- [RAW DATA]:

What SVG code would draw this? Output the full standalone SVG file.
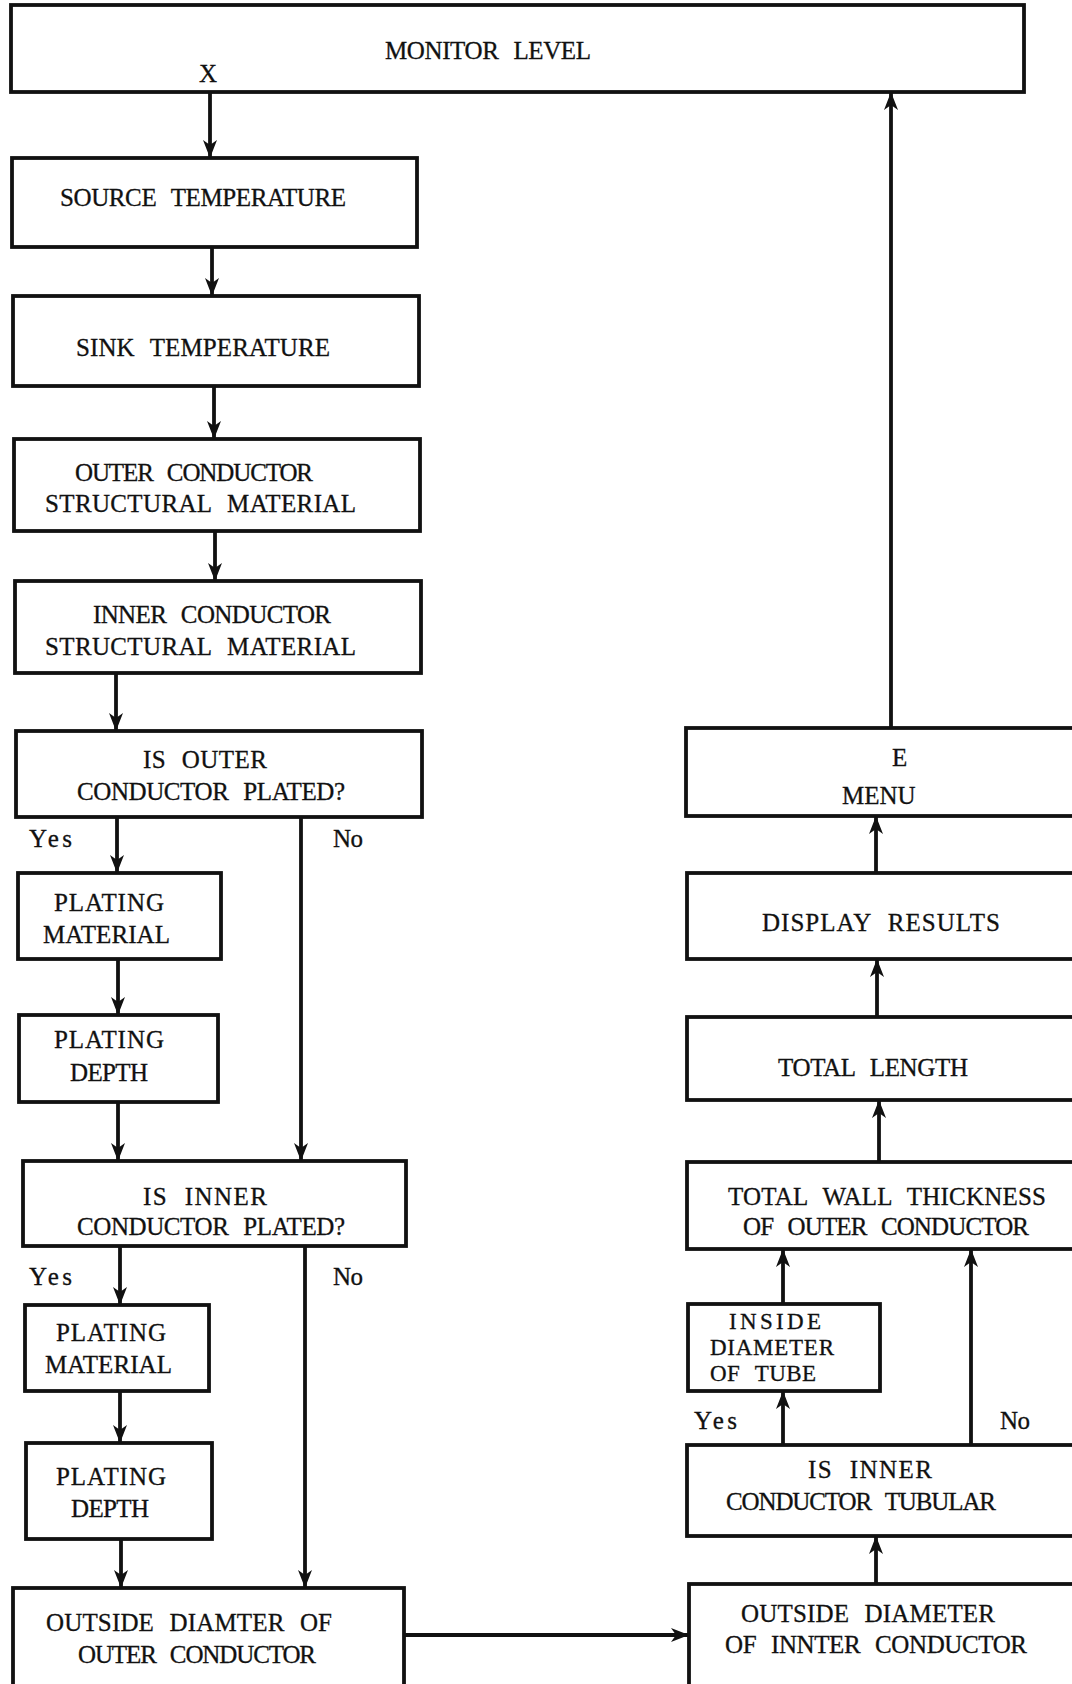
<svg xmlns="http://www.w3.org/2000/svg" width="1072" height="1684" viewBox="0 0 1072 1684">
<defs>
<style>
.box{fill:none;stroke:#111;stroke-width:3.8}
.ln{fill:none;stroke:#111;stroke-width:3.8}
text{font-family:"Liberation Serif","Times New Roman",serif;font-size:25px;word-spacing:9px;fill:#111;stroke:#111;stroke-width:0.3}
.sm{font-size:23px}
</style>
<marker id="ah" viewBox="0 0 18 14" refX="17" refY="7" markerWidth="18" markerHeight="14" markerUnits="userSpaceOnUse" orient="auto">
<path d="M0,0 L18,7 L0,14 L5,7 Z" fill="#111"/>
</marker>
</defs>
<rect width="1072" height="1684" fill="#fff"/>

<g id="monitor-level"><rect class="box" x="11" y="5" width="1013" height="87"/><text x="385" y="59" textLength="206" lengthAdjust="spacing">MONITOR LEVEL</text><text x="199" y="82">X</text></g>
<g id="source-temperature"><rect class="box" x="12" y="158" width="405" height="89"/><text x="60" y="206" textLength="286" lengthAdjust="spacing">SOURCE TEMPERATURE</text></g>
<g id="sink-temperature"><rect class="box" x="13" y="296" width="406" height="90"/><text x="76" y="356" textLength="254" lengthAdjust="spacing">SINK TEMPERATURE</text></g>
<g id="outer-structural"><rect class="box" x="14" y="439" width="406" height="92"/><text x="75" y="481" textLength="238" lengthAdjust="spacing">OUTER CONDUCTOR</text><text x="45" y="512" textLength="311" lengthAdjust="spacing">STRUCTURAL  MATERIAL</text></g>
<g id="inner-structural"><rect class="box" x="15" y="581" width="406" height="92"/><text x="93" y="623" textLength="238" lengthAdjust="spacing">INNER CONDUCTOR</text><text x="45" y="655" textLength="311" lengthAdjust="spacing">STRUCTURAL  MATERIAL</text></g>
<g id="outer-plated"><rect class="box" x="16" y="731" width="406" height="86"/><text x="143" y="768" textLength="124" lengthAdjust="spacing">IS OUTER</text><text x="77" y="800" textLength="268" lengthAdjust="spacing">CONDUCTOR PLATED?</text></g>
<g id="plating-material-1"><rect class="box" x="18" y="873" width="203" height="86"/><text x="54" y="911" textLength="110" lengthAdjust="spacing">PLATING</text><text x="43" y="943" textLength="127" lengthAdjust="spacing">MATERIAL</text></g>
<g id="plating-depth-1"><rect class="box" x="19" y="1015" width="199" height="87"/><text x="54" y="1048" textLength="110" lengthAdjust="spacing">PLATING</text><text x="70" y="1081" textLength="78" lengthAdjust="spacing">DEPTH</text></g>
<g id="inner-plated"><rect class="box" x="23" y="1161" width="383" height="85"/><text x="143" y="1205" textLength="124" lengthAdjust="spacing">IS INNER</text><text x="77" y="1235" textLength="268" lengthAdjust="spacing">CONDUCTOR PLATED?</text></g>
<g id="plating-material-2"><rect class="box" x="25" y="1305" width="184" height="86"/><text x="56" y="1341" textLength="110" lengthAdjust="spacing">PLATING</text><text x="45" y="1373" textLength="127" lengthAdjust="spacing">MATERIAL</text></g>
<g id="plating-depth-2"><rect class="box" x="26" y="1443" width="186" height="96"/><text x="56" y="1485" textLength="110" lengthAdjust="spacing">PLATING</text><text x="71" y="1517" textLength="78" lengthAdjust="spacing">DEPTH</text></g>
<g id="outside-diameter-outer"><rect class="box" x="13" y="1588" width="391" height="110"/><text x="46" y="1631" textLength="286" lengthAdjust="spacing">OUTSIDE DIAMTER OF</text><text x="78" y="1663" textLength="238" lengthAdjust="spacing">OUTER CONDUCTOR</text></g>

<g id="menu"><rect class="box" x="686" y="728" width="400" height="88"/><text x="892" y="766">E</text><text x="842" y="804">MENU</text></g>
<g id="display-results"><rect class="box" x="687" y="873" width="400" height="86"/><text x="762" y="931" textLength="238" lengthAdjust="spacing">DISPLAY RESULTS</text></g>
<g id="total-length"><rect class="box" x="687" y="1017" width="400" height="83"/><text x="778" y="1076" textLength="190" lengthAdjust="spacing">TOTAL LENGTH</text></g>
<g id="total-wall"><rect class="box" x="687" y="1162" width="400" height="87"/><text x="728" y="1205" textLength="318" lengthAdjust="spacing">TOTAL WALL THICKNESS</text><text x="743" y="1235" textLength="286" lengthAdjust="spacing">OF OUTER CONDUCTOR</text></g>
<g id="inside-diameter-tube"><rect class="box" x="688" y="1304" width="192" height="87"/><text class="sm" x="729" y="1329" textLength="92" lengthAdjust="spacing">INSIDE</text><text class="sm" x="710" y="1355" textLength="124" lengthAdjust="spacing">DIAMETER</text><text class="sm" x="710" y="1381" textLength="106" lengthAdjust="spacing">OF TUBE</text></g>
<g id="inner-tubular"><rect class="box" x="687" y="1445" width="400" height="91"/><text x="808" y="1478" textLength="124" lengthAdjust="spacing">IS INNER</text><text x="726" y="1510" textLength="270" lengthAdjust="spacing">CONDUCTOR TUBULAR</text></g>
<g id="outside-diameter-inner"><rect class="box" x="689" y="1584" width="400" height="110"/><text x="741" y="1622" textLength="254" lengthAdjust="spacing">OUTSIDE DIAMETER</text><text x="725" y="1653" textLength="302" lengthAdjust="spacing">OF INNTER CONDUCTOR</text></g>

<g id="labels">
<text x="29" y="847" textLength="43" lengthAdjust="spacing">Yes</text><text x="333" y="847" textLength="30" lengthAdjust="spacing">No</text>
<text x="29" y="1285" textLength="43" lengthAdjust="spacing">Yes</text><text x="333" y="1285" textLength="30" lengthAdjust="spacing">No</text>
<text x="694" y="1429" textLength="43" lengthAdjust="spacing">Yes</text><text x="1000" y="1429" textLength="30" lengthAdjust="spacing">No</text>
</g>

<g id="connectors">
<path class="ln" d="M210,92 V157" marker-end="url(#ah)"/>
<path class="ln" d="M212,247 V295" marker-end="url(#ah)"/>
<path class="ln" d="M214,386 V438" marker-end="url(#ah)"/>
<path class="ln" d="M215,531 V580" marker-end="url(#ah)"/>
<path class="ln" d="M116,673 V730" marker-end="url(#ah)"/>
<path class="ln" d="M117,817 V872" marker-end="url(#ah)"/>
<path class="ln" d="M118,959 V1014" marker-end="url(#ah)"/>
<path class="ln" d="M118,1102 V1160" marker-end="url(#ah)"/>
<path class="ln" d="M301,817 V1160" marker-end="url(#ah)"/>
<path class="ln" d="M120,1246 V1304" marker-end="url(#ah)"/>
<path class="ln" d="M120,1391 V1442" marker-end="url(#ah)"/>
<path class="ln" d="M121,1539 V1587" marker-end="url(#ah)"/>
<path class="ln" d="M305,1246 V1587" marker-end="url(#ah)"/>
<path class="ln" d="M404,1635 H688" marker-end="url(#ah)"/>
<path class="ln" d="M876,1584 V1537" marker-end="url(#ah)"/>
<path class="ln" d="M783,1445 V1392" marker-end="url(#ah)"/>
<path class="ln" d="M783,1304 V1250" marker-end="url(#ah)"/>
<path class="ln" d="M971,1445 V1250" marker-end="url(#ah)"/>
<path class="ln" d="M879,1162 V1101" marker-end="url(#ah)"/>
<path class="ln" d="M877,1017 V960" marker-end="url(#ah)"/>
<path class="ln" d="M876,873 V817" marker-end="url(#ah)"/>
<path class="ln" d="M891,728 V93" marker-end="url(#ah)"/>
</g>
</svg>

- [SET EXERCISE]: All the lines above are to be given again exactly as they read, with the pictures removed.

- [RESPONSE]:
What SVG code would draw this? Output the full standalone SVG file.
<svg xmlns="http://www.w3.org/2000/svg" width="1072" height="1684" viewBox="0 0 1072 1684">
<defs>
<style>
.box{fill:none;stroke:#111;stroke-width:3.8}
.ln{fill:none;stroke:#111;stroke-width:3.8}
text{font-family:"Liberation Serif","Times New Roman",serif;font-size:25px;word-spacing:9px;fill:#111;stroke:#111;stroke-width:0.3}
.sm{font-size:23px}
</style>
<marker id="ah" viewBox="0 0 18 14" refX="17" refY="7" markerWidth="18" markerHeight="14" markerUnits="userSpaceOnUse" orient="auto">
<path d="M0,0 L18,7 L0,14 L5,7 Z" fill="#111"/>
</marker>
</defs>
<rect width="1072" height="1684" fill="#fff"/>

<g id="monitor-level"><rect class="box" x="11" y="5" width="1013" height="87"/><text x="385" y="59" textLength="206" lengthAdjust="spacing">MONITOR LEVEL</text><text x="199" y="82">X</text></g>
<g id="source-temperature"><rect class="box" x="12" y="158" width="405" height="89"/><text x="60" y="206" textLength="286" lengthAdjust="spacing">SOURCE TEMPERATURE</text></g>
<g id="sink-temperature"><rect class="box" x="13" y="296" width="406" height="90"/><text x="76" y="356" textLength="254" lengthAdjust="spacing">SINK TEMPERATURE</text></g>
<g id="outer-structural"><rect class="box" x="14" y="439" width="406" height="92"/><text x="75" y="481" textLength="238" lengthAdjust="spacing">OUTER CONDUCTOR</text><text x="45" y="512" textLength="311" lengthAdjust="spacing">STRUCTURAL  MATERIAL</text></g>
<g id="inner-structural"><rect class="box" x="15" y="581" width="406" height="92"/><text x="93" y="623" textLength="238" lengthAdjust="spacing">INNER CONDUCTOR</text><text x="45" y="655" textLength="311" lengthAdjust="spacing">STRUCTURAL  MATERIAL</text></g>
<g id="outer-plated"><rect class="box" x="16" y="731" width="406" height="86"/><text x="143" y="768" textLength="124" lengthAdjust="spacing">IS OUTER</text><text x="77" y="800" textLength="268" lengthAdjust="spacing">CONDUCTOR PLATED?</text></g>
<g id="plating-material-1"><rect class="box" x="18" y="873" width="203" height="86"/><text x="54" y="911" textLength="110" lengthAdjust="spacing">PLATING</text><text x="43" y="943" textLength="127" lengthAdjust="spacing">MATERIAL</text></g>
<g id="plating-depth-1"><rect class="box" x="19" y="1015" width="199" height="87"/><text x="54" y="1048" textLength="110" lengthAdjust="spacing">PLATING</text><text x="70" y="1081" textLength="78" lengthAdjust="spacing">DEPTH</text></g>
<g id="inner-plated"><rect class="box" x="23" y="1161" width="383" height="85"/><text x="143" y="1205" textLength="124" lengthAdjust="spacing">IS INNER</text><text x="77" y="1235" textLength="268" lengthAdjust="spacing">CONDUCTOR PLATED?</text></g>
<g id="plating-material-2"><rect class="box" x="25" y="1305" width="184" height="86"/><text x="56" y="1341" textLength="110" lengthAdjust="spacing">PLATING</text><text x="45" y="1373" textLength="127" lengthAdjust="spacing">MATERIAL</text></g>
<g id="plating-depth-2"><rect class="box" x="26" y="1443" width="186" height="96"/><text x="56" y="1485" textLength="110" lengthAdjust="spacing">PLATING</text><text x="71" y="1517" textLength="78" lengthAdjust="spacing">DEPTH</text></g>
<g id="outside-diameter-outer"><rect class="box" x="13" y="1588" width="391" height="110"/><text x="46" y="1631" textLength="286" lengthAdjust="spacing">OUTSIDE DIAMTER OF</text><text x="78" y="1663" textLength="238" lengthAdjust="spacing">OUTER CONDUCTOR</text></g>

<g id="menu"><rect class="box" x="686" y="728" width="400" height="88"/><text x="892" y="766">E</text><text x="842" y="804">MENU</text></g>
<g id="display-results"><rect class="box" x="687" y="873" width="400" height="86"/><text x="762" y="931" textLength="238" lengthAdjust="spacing">DISPLAY RESULTS</text></g>
<g id="total-length"><rect class="box" x="687" y="1017" width="400" height="83"/><text x="778" y="1076" textLength="190" lengthAdjust="spacing">TOTAL LENGTH</text></g>
<g id="total-wall"><rect class="box" x="687" y="1162" width="400" height="87"/><text x="728" y="1205" textLength="318" lengthAdjust="spacing">TOTAL WALL THICKNESS</text><text x="743" y="1235" textLength="286" lengthAdjust="spacing">OF OUTER CONDUCTOR</text></g>
<g id="inside-diameter-tube"><rect class="box" x="688" y="1304" width="192" height="87"/><text class="sm" x="729" y="1329" textLength="92" lengthAdjust="spacing">INSIDE</text><text class="sm" x="710" y="1355" textLength="124" lengthAdjust="spacing">DIAMETER</text><text class="sm" x="710" y="1381" textLength="106" lengthAdjust="spacing">OF TUBE</text></g>
<g id="inner-tubular"><rect class="box" x="687" y="1445" width="400" height="91"/><text x="808" y="1478" textLength="124" lengthAdjust="spacing">IS INNER</text><text x="726" y="1510" textLength="270" lengthAdjust="spacing">CONDUCTOR TUBULAR</text></g>
<g id="outside-diameter-inner"><rect class="box" x="689" y="1584" width="400" height="110"/><text x="741" y="1622" textLength="254" lengthAdjust="spacing">OUTSIDE DIAMETER</text><text x="725" y="1653" textLength="302" lengthAdjust="spacing">OF INNTER CONDUCTOR</text></g>

<g id="labels">
<text x="29" y="847" textLength="43" lengthAdjust="spacing">Yes</text><text x="333" y="847" textLength="30" lengthAdjust="spacing">No</text>
<text x="29" y="1285" textLength="43" lengthAdjust="spacing">Yes</text><text x="333" y="1285" textLength="30" lengthAdjust="spacing">No</text>
<text x="694" y="1429" textLength="43" lengthAdjust="spacing">Yes</text><text x="1000" y="1429" textLength="30" lengthAdjust="spacing">No</text>
</g>

<g id="connectors">
<path class="ln" d="M210,92 V157" marker-end="url(#ah)"/>
<path class="ln" d="M212,247 V295" marker-end="url(#ah)"/>
<path class="ln" d="M214,386 V438" marker-end="url(#ah)"/>
<path class="ln" d="M215,531 V580" marker-end="url(#ah)"/>
<path class="ln" d="M116,673 V730" marker-end="url(#ah)"/>
<path class="ln" d="M117,817 V872" marker-end="url(#ah)"/>
<path class="ln" d="M118,959 V1014" marker-end="url(#ah)"/>
<path class="ln" d="M118,1102 V1160" marker-end="url(#ah)"/>
<path class="ln" d="M301,817 V1160" marker-end="url(#ah)"/>
<path class="ln" d="M120,1246 V1304" marker-end="url(#ah)"/>
<path class="ln" d="M120,1391 V1442" marker-end="url(#ah)"/>
<path class="ln" d="M121,1539 V1587" marker-end="url(#ah)"/>
<path class="ln" d="M305,1246 V1587" marker-end="url(#ah)"/>
<path class="ln" d="M404,1635 H688" marker-end="url(#ah)"/>
<path class="ln" d="M876,1584 V1537" marker-end="url(#ah)"/>
<path class="ln" d="M783,1445 V1392" marker-end="url(#ah)"/>
<path class="ln" d="M783,1304 V1250" marker-end="url(#ah)"/>
<path class="ln" d="M971,1445 V1250" marker-end="url(#ah)"/>
<path class="ln" d="M879,1162 V1101" marker-end="url(#ah)"/>
<path class="ln" d="M877,1017 V960" marker-end="url(#ah)"/>
<path class="ln" d="M876,873 V817" marker-end="url(#ah)"/>
<path class="ln" d="M891,728 V93" marker-end="url(#ah)"/>
</g>
</svg>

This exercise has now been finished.